**Data section**
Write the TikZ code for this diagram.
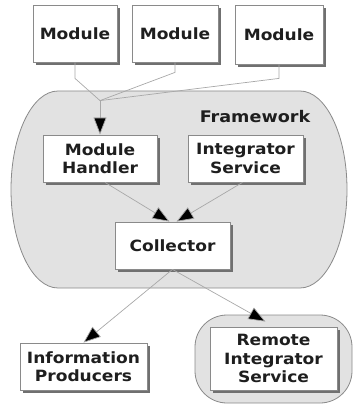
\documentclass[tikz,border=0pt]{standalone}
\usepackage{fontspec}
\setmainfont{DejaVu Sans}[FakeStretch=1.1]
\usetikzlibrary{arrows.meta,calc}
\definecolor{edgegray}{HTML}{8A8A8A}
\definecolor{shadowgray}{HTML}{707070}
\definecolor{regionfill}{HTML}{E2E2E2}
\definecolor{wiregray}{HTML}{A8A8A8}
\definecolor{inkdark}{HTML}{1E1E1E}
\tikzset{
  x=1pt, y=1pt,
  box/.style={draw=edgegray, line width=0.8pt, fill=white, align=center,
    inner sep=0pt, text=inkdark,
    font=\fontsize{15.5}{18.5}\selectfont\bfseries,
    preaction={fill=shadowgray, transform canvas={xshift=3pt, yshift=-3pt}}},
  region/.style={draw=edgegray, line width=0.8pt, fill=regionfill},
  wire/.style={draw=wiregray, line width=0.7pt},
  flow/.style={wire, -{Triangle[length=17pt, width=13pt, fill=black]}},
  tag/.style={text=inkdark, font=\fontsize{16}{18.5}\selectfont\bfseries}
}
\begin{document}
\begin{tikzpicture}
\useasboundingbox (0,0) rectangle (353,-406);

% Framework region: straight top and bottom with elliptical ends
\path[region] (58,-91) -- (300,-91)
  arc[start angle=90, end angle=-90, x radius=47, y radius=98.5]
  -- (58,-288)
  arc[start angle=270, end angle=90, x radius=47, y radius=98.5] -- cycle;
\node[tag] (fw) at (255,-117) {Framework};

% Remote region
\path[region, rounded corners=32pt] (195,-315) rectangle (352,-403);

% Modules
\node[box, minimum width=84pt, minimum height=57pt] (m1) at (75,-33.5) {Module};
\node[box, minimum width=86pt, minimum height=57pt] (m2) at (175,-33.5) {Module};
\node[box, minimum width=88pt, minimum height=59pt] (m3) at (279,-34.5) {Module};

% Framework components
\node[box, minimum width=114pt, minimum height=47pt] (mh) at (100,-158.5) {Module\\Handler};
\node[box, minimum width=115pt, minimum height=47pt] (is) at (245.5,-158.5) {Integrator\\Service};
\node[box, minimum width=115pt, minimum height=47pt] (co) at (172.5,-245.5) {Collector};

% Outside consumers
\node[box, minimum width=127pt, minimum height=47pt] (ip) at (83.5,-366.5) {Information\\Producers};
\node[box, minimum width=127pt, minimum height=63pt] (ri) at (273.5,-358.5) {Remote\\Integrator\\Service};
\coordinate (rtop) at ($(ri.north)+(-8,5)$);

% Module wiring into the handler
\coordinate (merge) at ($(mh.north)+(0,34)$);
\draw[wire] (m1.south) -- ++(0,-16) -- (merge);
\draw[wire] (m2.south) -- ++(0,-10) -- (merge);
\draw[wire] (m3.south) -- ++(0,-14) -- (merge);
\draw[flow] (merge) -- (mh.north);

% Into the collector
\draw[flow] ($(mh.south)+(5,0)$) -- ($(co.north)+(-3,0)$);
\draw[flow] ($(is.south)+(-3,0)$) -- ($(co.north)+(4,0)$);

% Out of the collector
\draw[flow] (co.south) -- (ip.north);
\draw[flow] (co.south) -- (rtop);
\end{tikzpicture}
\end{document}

**Given task**
Go through the listing above and write it out again exactly, dropping the pictures.

**The answer**
Write the TikZ code for this diagram.
\documentclass[tikz,border=0pt]{standalone}
\usepackage{fontspec}
\setmainfont{DejaVu Sans}[FakeStretch=1.1]
\usetikzlibrary{arrows.meta,calc}
\definecolor{edgegray}{HTML}{8A8A8A}
\definecolor{shadowgray}{HTML}{707070}
\definecolor{regionfill}{HTML}{E2E2E2}
\definecolor{wiregray}{HTML}{A8A8A8}
\definecolor{inkdark}{HTML}{1E1E1E}
\tikzset{
  x=1pt, y=1pt,
  box/.style={draw=edgegray, line width=0.8pt, fill=white, align=center,
    inner sep=0pt, text=inkdark,
    font=\fontsize{15.5}{18.5}\selectfont\bfseries,
    preaction={fill=shadowgray, transform canvas={xshift=3pt, yshift=-3pt}}},
  region/.style={draw=edgegray, line width=0.8pt, fill=regionfill},
  wire/.style={draw=wiregray, line width=0.7pt},
  flow/.style={wire, -{Triangle[length=17pt, width=13pt, fill=black]}},
  tag/.style={text=inkdark, font=\fontsize{16}{18.5}\selectfont\bfseries}
}
\begin{document}
\begin{tikzpicture}
\useasboundingbox (0,0) rectangle (353,-406);

% Framework region: straight top and bottom with elliptical ends
\path[region] (58,-91) -- (300,-91)
  arc[start angle=90, end angle=-90, x radius=47, y radius=98.5]
  -- (58,-288)
  arc[start angle=270, end angle=90, x radius=47, y radius=98.5] -- cycle;
\node[tag] (fw) at (255,-117) {Framework};

% Remote region
\path[region, rounded corners=32pt] (195,-315) rectangle (352,-403);

% Modules
\node[box, minimum width=84pt, minimum height=57pt] (m1) at (75,-33.5) {Module};
\node[box, minimum width=86pt, minimum height=57pt] (m2) at (175,-33.5) {Module};
\node[box, minimum width=88pt, minimum height=59pt] (m3) at (279,-34.5) {Module};

% Framework components
\node[box, minimum width=114pt, minimum height=47pt] (mh) at (100,-158.5) {Module\\Handler};
\node[box, minimum width=115pt, minimum height=47pt] (is) at (245.5,-158.5) {Integrator\\Service};
\node[box, minimum width=115pt, minimum height=47pt] (co) at (172.5,-245.5) {Collector};

% Outside consumers
\node[box, minimum width=127pt, minimum height=47pt] (ip) at (83.5,-366.5) {Information\\Producers};
\node[box, minimum width=127pt, minimum height=63pt] (ri) at (273.5,-358.5) {Remote\\Integrator\\Service};
\coordinate (rtop) at ($(ri.north)+(-8,5)$);

% Module wiring into the handler
\coordinate (merge) at ($(mh.north)+(0,34)$);
\draw[wire] (m1.south) -- ++(0,-16) -- (merge);
\draw[wire] (m2.south) -- ++(0,-10) -- (merge);
\draw[wire] (m3.south) -- ++(0,-14) -- (merge);
\draw[flow] (merge) -- (mh.north);

% Into the collector
\draw[flow] ($(mh.south)+(5,0)$) -- ($(co.north)+(-3,0)$);
\draw[flow] ($(is.south)+(-3,0)$) -- ($(co.north)+(4,0)$);

% Out of the collector
\draw[flow] (co.south) -- (ip.north);
\draw[flow] (co.south) -- (rtop);
\end{tikzpicture}
\end{document}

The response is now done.